Dataset records

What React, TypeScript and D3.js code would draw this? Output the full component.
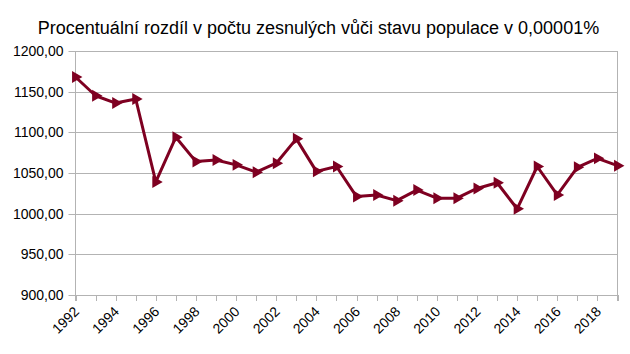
import React from 'react'
import * as d3 from 'd3'

const width = 630
const height = 354
const margin = { top: 51, left: 75.5, right: 12.5, bottom: 59 }

const years = [1992, 1993, 1994, 1995, 1996, 1997, 1998, 1999, 2000, 2001, 2002, 2003, 2004, 2005,
  2006, 2007, 2008, 2009, 2010, 2011, 2012, 2013, 2014, 2015, 2016, 2017, 2018, 2019]
const values = [1168, 1145, 1136, 1141, 1039, 1094, 1064, 1066, 1060, 1051, 1062, 1092, 1052, 1058,
  1021, 1023, 1016, 1029, 1019, 1019, 1031, 1038, 1006, 1058, 1023, 1057, 1068, 1059]
const yTicks = [900, 950, 1000, 1050, 1100, 1150, 1200]

const color = '#7e0021'
const font = '"Liberation Sans", Arial, sans-serif'

export default function App() {
  const x = d3.scaleLinear()
    .domain([years[0], years[years.length - 1]])
    .range([margin.left, width - margin.right])
  const y = d3.scaleLinear()
    .domain([900, 1200])
    .range([height - margin.bottom, margin.top])

  const line = d3.line<number>()
    .x((_, i) => x(years[i]))
    .y(d => y(d))
  const tri = d3.symbol().type(d3.symbolTriangle).size(62)()

  const fmt = (v: number) => v.toFixed(2).replace('.', ',')
  const bottom = y(900)

  return (
    <svg width={width} height={height} style={{ position: 'absolute', left: 0, top: 0, background: '#fff' }}
      fontFamily={font}>
      <text x={318.5} y={33.5} textAnchor="middle" fontSize={18} fill="#000">
        Procentuální rozdíl v počtu zesnulých vůči stavu populace v 0,00001%
      </text>

      {yTicks.map(t => (
        <g key={t}>
          <line x1={margin.left} x2={width - margin.right} y1={Math.round(y(t)) + 0.5} y2={Math.round(y(t)) + 0.5}
            stroke="#b3b3b3" strokeWidth={1} />
          <line x1={margin.left - 7} x2={margin.left} y1={Math.round(y(t)) + 0.5} y2={Math.round(y(t)) + 0.5}
            stroke="#b3b3b3" strokeWidth={1} />
          <text x={margin.left - 12} y={y(t)} dy="0.35em" textAnchor="end" fontSize={14} fill="#000">
            {fmt(t)}
          </text>
        </g>
      ))}

      <line x1={margin.left} x2={margin.left} y1={margin.top} y2={bottom + 6} stroke="#b3b3b3" />
      <line x1={width - margin.right} x2={width - margin.right} y1={margin.top} y2={bottom + 6} stroke="#b3b3b3" />

      {years.map(yr => (
        <line key={yr} x1={Math.round(x(yr)) + 0.5} x2={Math.round(x(yr)) + 0.5} y1={bottom} y2={bottom + 6}
          stroke="#b3b3b3" />
      ))}
      {years.filter(yr => yr % 2 === 0).map(yr => (
        <text key={yr} fontSize={14} fill="#000" textAnchor="end"
          transform={`translate(${x(yr) + 1},${bottom + 14}) rotate(-45)`} dy="0.35em">
          {yr}
        </text>
      ))}

      <path d={line(values) || ''} fill="none" stroke={color} strokeWidth={3} strokeLinejoin="round" />
      {values.map((v, i) => (
        <path key={i} d={tri || ''} fill={color}
          transform={`translate(${x(years[i])},${y(v)}) rotate(90)`} />
      ))}
    </svg>
  )
}
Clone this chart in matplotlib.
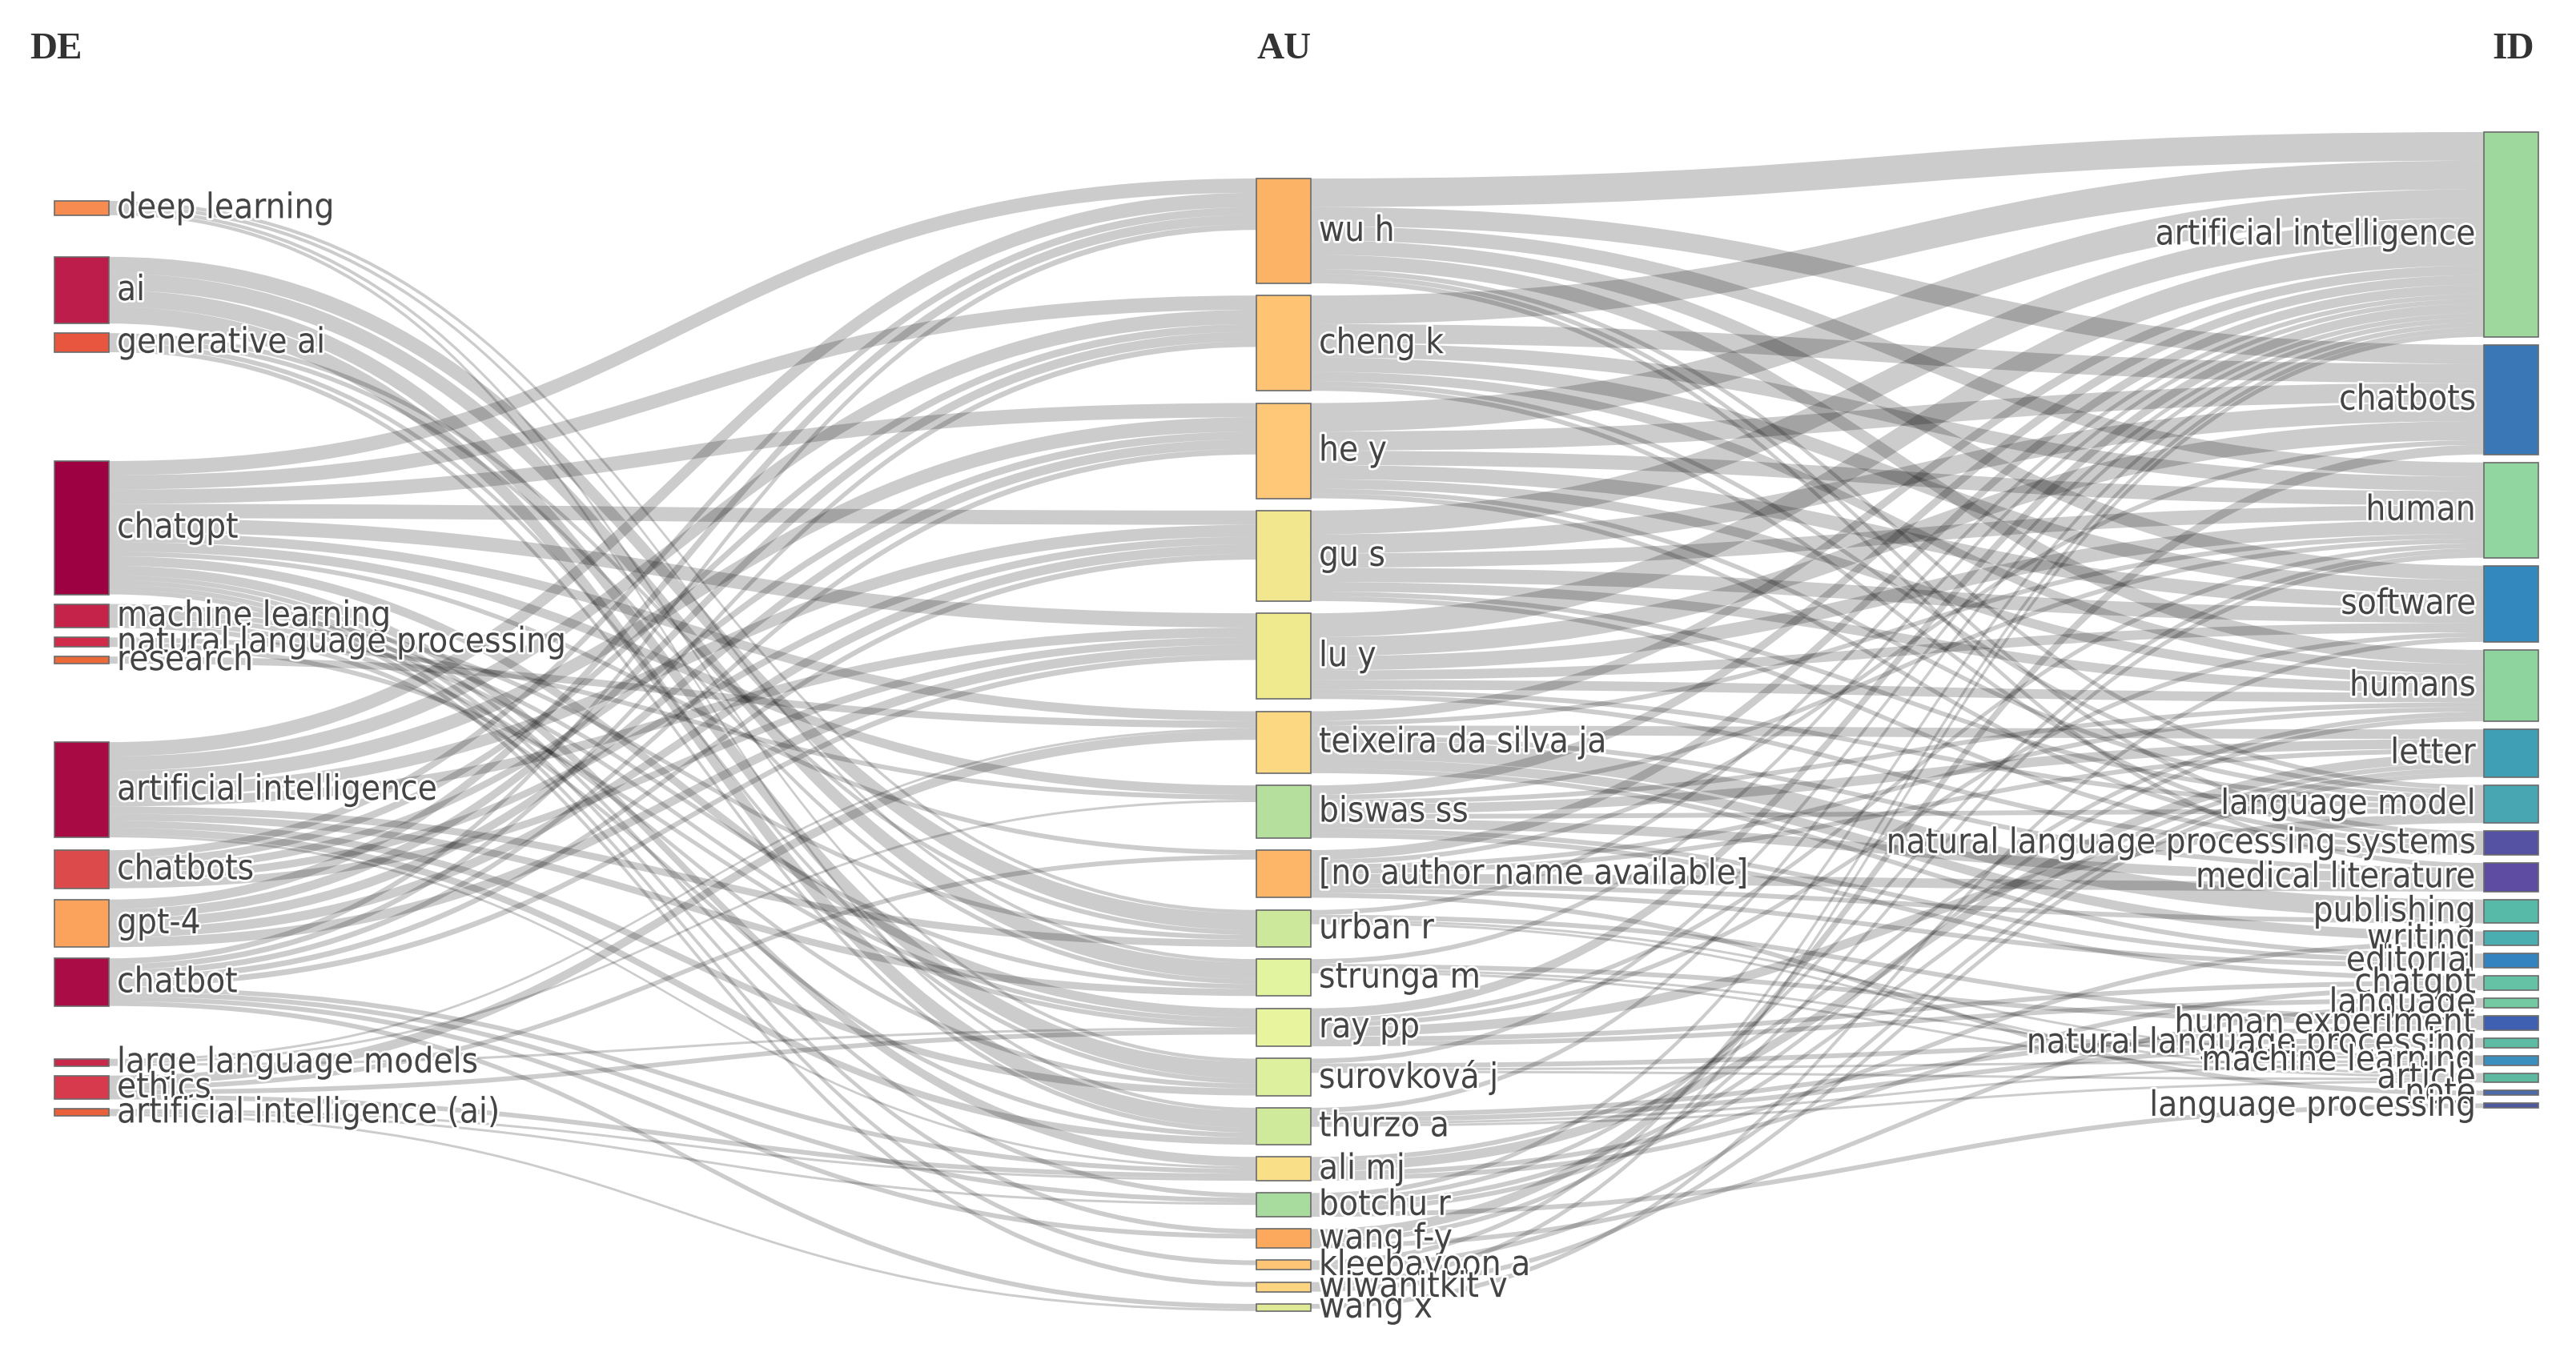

◆ **TASK BRIEF**
Output every entry verbatim. Pictures do not belong in the copy.

◆ **CORRECT OUTPUT**
What React, TypeScript and D3.js code would draw this? Output the full component.
import React from 'react'
import * as d3 from 'd3'

const width = 630
const height = 354
const margin = { top: 51, left: 75.5, right: 12.5, bottom: 59 }

const years = [1992, 1993, 1994, 1995, 1996, 1997, 1998, 1999, 2000, 2001, 2002, 2003, 2004, 2005,
  2006, 2007, 2008, 2009, 2010, 2011, 2012, 2013, 2014, 2015, 2016, 2017, 2018, 2019]
const values = [1168, 1145, 1136, 1141, 1039, 1094, 1064, 1066, 1060, 1051, 1062, 1092, 1052, 1058,
  1021, 1023, 1016, 1029, 1019, 1019, 1031, 1038, 1006, 1058, 1023, 1057, 1068, 1059]
const yTicks = [900, 950, 1000, 1050, 1100, 1150, 1200]

const color = '#7e0021'
const font = '"Liberation Sans", Arial, sans-serif'

export default function App() {
  const x = d3.scaleLinear()
    .domain([years[0], years[years.length - 1]])
    .range([margin.left, width - margin.right])
  const y = d3.scaleLinear()
    .domain([900, 1200])
    .range([height - margin.bottom, margin.top])

  const line = d3.line<number>()
    .x((_, i) => x(years[i]))
    .y(d => y(d))
  const tri = d3.symbol().type(d3.symbolTriangle).size(62)()

  const fmt = (v: number) => v.toFixed(2).replace('.', ',')
  const bottom = y(900)

  return (
    <svg width={width} height={height} style={{ position: 'absolute', left: 0, top: 0, background: '#fff' }}
      fontFamily={font}>
      <text x={318.5} y={33.5} textAnchor="middle" fontSize={18} fill="#000">
        Procentuální rozdíl v počtu zesnulých vůči stavu populace v 0,00001%
      </text>

      {yTicks.map(t => (
        <g key={t}>
          <line x1={margin.left} x2={width - margin.right} y1={Math.round(y(t)) + 0.5} y2={Math.round(y(t)) + 0.5}
            stroke="#b3b3b3" strokeWidth={1} />
          <line x1={margin.left - 7} x2={margin.left} y1={Math.round(y(t)) + 0.5} y2={Math.round(y(t)) + 0.5}
            stroke="#b3b3b3" strokeWidth={1} />
          <text x={margin.left - 12} y={y(t)} dy="0.35em" textAnchor="end" fontSize={14} fill="#000">
            {fmt(t)}
          </text>
        </g>
      ))}

      <line x1={margin.left} x2={margin.left} y1={margin.top} y2={bottom + 6} stroke="#b3b3b3" />
      <line x1={width - margin.right} x2={width - margin.right} y1={margin.top} y2={bottom + 6} stroke="#b3b3b3" />

      {years.map(yr => (
        <line key={yr} x1={Math.round(x(yr)) + 0.5} x2={Math.round(x(yr)) + 0.5} y1={bottom} y2={bottom + 6}
          stroke="#b3b3b3" />
      ))}
      {years.filter(yr => yr % 2 === 0).map(yr => (
        <text key={yr} fontSize={14} fill="#000" textAnchor="end"
          transform={`translate(${x(yr) + 1},${bottom + 14}) rotate(-45)`} dy="0.35em">
          {yr}
        </text>
      ))}

      <path d={line(values) || ''} fill="none" stroke={color} strokeWidth={3} strokeLinejoin="round" />
      {values.map((v, i) => (
        <path key={i} d={tri || ''} fill={color}
          transform={`translate(${x(years[i])},${y(v)}) rotate(90)`} />
      ))}
    </svg>
  )
}
Clone this chart in matplotlib.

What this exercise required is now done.